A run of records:
+ + + + +

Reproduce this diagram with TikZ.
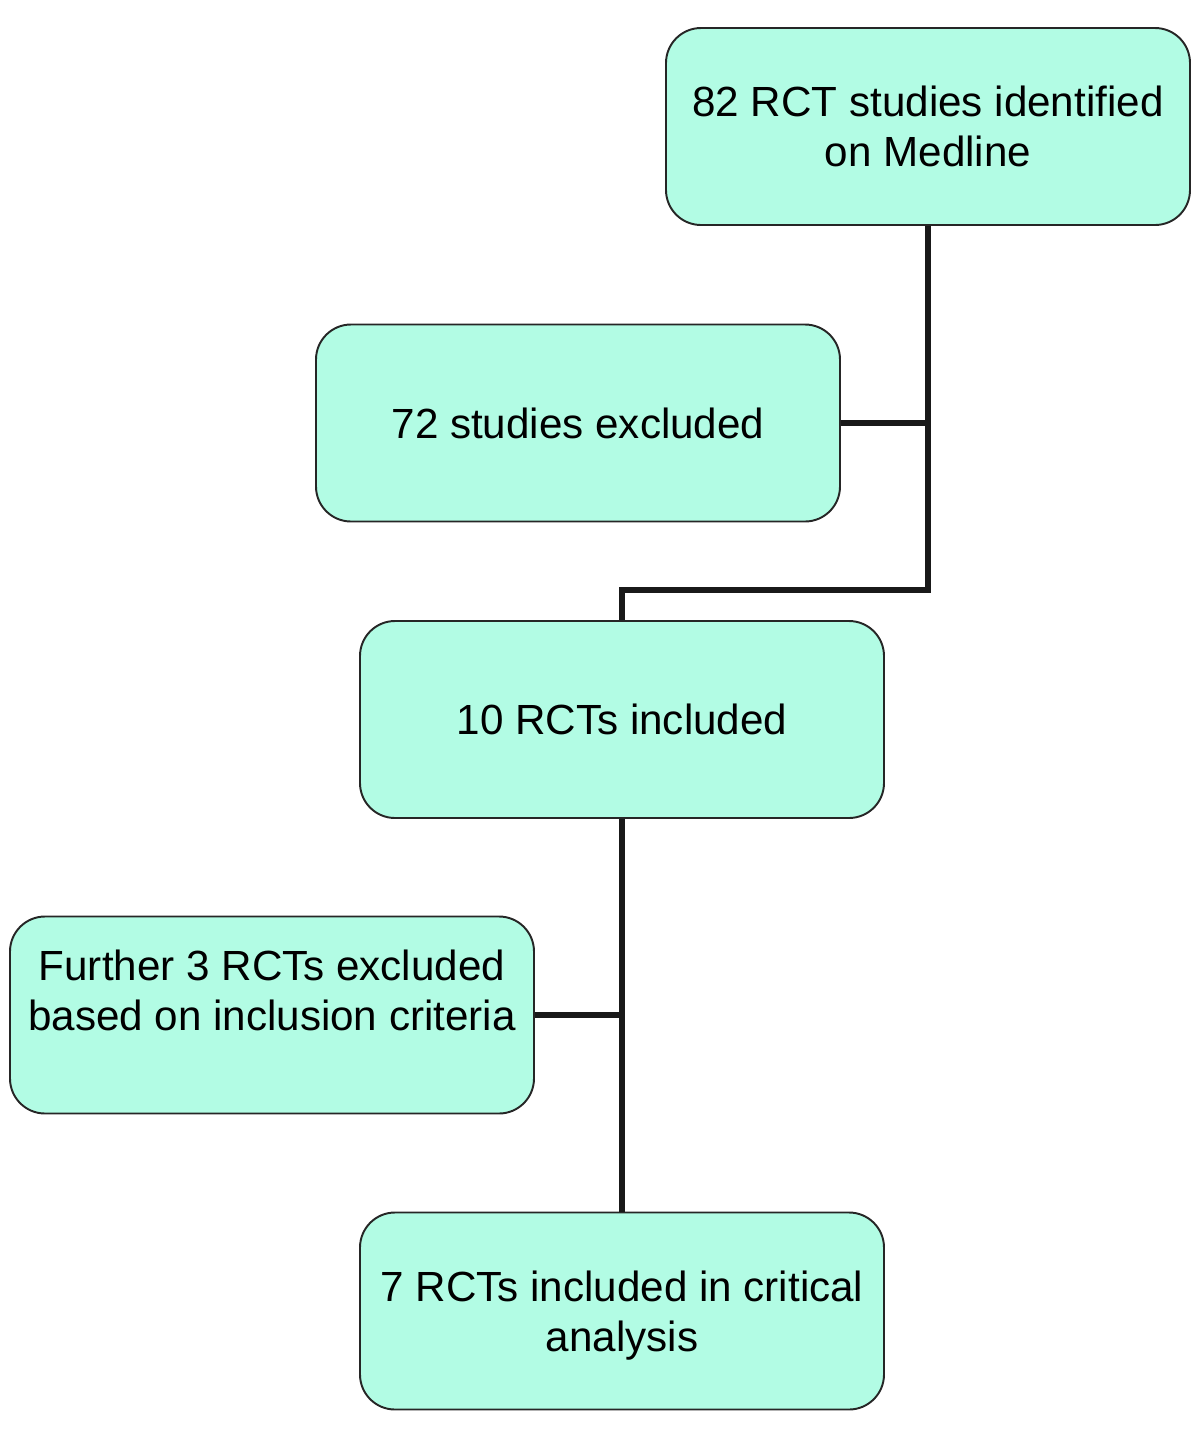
\documentclass[tikz,border=0pt]{standalone}
\usepackage{fontspec}
\setmainfont{Liberation Sans}
\usetikzlibrary{positioning}

\definecolor{mint}{RGB}{178,252,228}

\begin{document}
\begin{tikzpicture}[
  box/.style={draw=black!85,line width=1.1pt,fill=mint,rounded corners=0.7cm,align=center,
    minimum width=10.48cm,minimum height=3.94cm,inner sep=0pt,
    font=\fontsize{24}{28.5}\selectfont},
  link/.style={line width=3pt,black!90}
]
\useasboundingbox (0,0) rectangle (24,-28.62);
\node[box] (found) at (18.56,-2.53) {82 RCT studies identified\\on Medline};
\node[box] (excl) at (11.56,-8.46) {72 studies excluded};
\node[box] (incl) at (12.44,-14.39) {10 RCTs included};
\node[box,text depth=1cm] (further) at (5.44,-20.3) {Further 3 RCTs excluded\\based on inclusion criteria};
\node[box,text depth=0pt] (final) at (12.44,-26.22) {7 RCTs included in critical\\analysis};
\coordinate (turn) at (18.56,-11.8);
\draw[link] (found.south) -- (turn) -| (incl.north);
\draw[link] (excl.east) -- (excl.east -| found.south);
\draw[link] (incl.south) -- (final.north);
\draw[link] (further.east) -- (further.east -| incl.south);
\end{tikzpicture}
\end{document}
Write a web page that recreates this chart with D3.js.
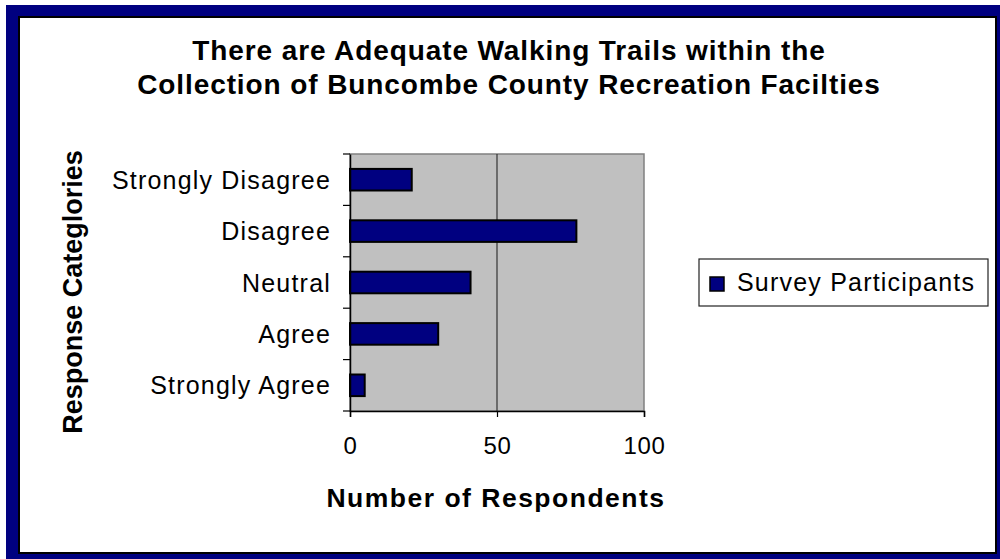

+ + + + +

Every record above should come back exactly, but without its pictures.

FINISHED ANSWER:
Reproduce this diagram with TikZ.
\documentclass[tikz,border=0pt]{standalone}
\usepackage{fontspec}
\setmainfont{Liberation Sans}
\usetikzlibrary{positioning}

\definecolor{mint}{RGB}{178,252,228}

\begin{document}
\begin{tikzpicture}[
  box/.style={draw=black!85,line width=1.1pt,fill=mint,rounded corners=0.7cm,align=center,
    minimum width=10.48cm,minimum height=3.94cm,inner sep=0pt,
    font=\fontsize{24}{28.5}\selectfont},
  link/.style={line width=3pt,black!90}
]
\useasboundingbox (0,0) rectangle (24,-28.62);
\node[box] (found) at (18.56,-2.53) {82 RCT studies identified\\on Medline};
\node[box] (excl) at (11.56,-8.46) {72 studies excluded};
\node[box] (incl) at (12.44,-14.39) {10 RCTs included};
\node[box,text depth=1cm] (further) at (5.44,-20.3) {Further 3 RCTs excluded\\based on inclusion criteria};
\node[box,text depth=0pt] (final) at (12.44,-26.22) {7 RCTs included in critical\\analysis};
\coordinate (turn) at (18.56,-11.8);
\draw[link] (found.south) -- (turn) -| (incl.north);
\draw[link] (excl.east) -- (excl.east -| found.south);
\draw[link] (incl.south) -- (final.north);
\draw[link] (further.east) -- (further.east -| incl.south);
\end{tikzpicture}
\end{document}
Write a web page that recreates this chart with D3.js.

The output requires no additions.